* begin *

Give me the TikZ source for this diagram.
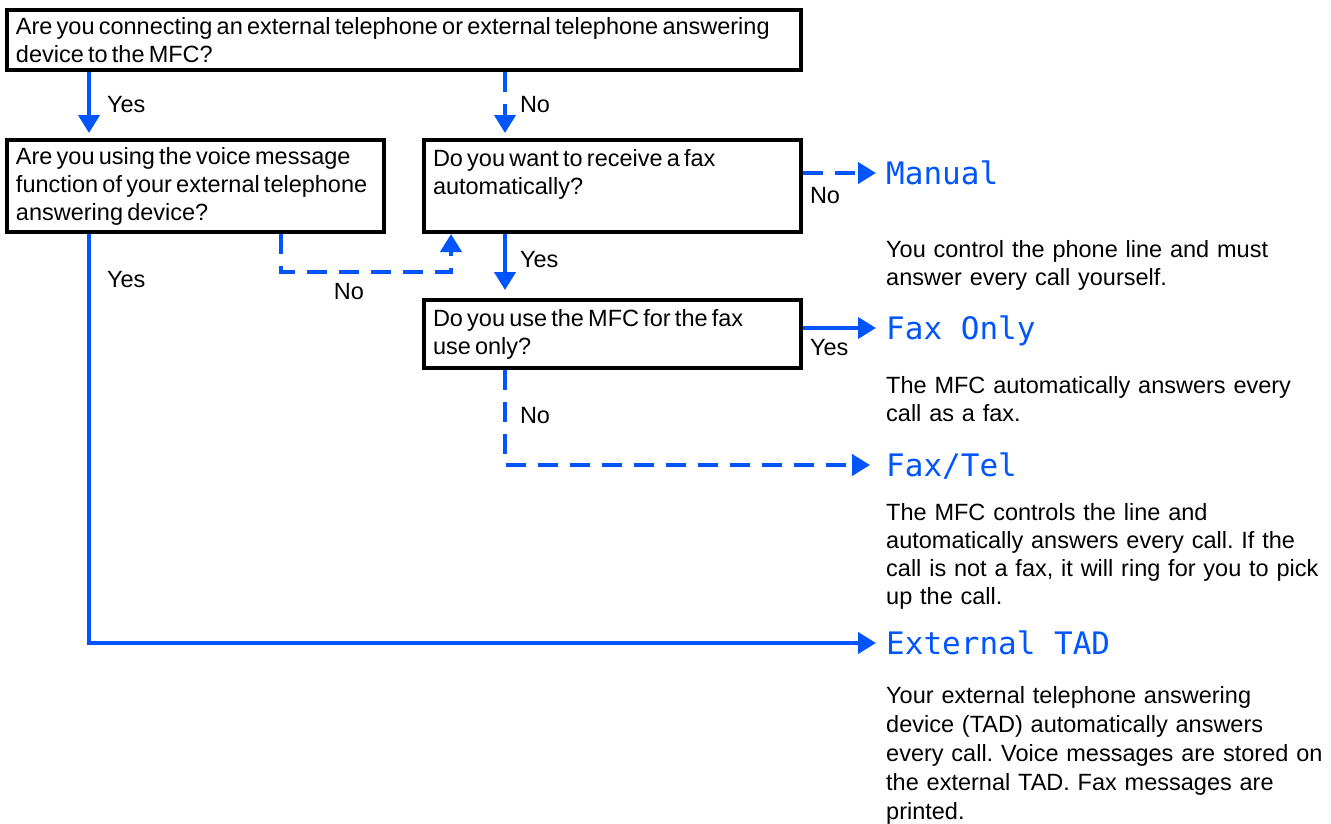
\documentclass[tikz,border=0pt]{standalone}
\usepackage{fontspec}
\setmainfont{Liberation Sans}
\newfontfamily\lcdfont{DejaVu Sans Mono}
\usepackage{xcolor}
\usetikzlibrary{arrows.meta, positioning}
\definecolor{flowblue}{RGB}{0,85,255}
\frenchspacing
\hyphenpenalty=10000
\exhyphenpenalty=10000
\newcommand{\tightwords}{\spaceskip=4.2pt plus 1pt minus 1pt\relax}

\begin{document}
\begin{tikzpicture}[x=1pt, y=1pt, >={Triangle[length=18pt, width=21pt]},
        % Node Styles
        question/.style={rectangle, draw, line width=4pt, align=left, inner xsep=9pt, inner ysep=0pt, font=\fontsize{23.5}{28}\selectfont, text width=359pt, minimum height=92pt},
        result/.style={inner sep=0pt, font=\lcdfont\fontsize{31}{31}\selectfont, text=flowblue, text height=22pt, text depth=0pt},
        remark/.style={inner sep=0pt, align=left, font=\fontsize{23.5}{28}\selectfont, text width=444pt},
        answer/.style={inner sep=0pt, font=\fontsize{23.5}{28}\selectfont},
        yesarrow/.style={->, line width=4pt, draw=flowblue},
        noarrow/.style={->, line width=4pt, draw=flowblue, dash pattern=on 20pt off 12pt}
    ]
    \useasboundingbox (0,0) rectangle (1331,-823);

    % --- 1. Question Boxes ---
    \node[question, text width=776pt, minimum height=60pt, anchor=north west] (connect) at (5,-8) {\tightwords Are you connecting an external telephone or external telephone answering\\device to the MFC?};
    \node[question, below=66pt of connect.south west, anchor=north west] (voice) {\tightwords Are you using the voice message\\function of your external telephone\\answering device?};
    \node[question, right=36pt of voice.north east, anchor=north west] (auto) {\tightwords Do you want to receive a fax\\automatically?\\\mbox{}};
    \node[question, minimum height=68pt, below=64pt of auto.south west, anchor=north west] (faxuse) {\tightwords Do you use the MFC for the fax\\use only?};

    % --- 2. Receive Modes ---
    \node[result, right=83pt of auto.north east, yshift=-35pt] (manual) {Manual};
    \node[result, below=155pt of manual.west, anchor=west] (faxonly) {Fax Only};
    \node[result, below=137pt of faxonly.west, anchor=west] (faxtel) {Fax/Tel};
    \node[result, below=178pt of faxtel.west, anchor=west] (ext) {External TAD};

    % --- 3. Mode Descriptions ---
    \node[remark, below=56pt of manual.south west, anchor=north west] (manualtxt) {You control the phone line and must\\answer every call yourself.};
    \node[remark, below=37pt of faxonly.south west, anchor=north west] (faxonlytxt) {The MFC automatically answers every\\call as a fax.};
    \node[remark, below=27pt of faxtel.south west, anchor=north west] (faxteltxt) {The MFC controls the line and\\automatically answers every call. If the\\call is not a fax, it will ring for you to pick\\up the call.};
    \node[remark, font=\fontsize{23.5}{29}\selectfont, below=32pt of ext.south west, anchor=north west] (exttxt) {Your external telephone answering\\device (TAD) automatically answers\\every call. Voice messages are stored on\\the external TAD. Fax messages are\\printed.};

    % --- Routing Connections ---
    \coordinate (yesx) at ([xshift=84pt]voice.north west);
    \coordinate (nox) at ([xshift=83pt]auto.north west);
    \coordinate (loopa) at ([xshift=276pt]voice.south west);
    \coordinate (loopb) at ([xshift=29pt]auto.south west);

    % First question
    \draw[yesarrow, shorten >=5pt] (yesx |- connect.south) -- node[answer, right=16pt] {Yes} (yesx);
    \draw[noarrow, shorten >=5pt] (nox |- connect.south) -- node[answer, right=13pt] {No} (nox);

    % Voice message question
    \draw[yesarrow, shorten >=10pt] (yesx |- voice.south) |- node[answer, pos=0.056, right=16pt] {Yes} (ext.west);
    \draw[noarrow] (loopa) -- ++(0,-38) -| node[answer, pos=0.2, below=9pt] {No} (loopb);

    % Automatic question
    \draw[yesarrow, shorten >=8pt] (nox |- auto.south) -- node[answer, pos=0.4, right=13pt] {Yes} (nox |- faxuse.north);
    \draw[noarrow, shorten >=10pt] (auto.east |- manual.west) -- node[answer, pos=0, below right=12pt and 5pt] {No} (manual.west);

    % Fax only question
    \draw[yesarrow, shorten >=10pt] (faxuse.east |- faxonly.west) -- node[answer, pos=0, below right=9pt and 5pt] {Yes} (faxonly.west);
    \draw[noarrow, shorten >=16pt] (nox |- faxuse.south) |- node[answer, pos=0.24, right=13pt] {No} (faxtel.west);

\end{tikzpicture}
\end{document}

* end *
* begin *

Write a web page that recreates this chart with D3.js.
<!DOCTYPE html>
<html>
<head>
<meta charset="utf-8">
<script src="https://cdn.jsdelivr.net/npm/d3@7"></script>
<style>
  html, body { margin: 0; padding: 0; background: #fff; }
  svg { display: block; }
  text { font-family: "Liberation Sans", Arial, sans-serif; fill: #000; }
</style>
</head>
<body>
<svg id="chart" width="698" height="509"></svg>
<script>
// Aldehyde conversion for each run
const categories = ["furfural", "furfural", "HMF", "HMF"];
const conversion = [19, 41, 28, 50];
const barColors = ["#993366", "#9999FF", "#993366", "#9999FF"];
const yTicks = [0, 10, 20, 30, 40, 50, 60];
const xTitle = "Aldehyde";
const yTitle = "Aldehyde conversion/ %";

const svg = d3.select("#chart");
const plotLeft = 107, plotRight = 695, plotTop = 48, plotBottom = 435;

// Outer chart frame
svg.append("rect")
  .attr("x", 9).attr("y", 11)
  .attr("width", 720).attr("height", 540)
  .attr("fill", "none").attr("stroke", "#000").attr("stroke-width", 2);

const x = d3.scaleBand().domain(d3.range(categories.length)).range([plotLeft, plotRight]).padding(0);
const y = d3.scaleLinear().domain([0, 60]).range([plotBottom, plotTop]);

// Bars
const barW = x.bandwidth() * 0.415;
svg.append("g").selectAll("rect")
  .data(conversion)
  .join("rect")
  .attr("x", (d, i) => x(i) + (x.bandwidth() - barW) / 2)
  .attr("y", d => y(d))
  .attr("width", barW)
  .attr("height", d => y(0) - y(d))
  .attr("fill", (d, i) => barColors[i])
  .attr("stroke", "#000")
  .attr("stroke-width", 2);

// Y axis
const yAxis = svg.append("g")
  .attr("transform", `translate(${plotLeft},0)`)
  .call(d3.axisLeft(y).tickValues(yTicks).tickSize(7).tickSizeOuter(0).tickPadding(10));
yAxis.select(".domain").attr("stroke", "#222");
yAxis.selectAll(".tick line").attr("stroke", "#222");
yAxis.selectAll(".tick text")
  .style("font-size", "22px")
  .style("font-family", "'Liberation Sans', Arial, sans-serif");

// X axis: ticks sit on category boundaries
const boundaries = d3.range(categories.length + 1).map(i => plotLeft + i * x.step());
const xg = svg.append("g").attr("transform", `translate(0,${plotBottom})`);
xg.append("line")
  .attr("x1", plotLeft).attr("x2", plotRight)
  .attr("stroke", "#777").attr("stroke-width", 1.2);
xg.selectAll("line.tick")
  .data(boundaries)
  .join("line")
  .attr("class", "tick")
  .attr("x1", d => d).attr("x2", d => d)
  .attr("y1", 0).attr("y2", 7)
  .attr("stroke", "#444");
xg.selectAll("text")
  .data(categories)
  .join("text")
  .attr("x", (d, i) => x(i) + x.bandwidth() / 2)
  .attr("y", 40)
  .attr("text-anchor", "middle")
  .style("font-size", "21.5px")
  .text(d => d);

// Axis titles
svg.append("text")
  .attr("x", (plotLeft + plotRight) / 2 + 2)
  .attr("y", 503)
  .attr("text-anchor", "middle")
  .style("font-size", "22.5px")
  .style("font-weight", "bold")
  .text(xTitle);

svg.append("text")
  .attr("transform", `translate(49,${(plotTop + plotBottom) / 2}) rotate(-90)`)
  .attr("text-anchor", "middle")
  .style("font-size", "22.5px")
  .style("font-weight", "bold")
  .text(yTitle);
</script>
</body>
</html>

* end *

* _AIM_
Take every line from the data above that holds "chart" and copy it out.

* _RESULT OF THIS EXERCISE_
Write a web page that recreates this chart with D3.js.
<svg id="chart" width="698" height="509"></svg>
const svg = d3.select("#chart");
// Outer chart frame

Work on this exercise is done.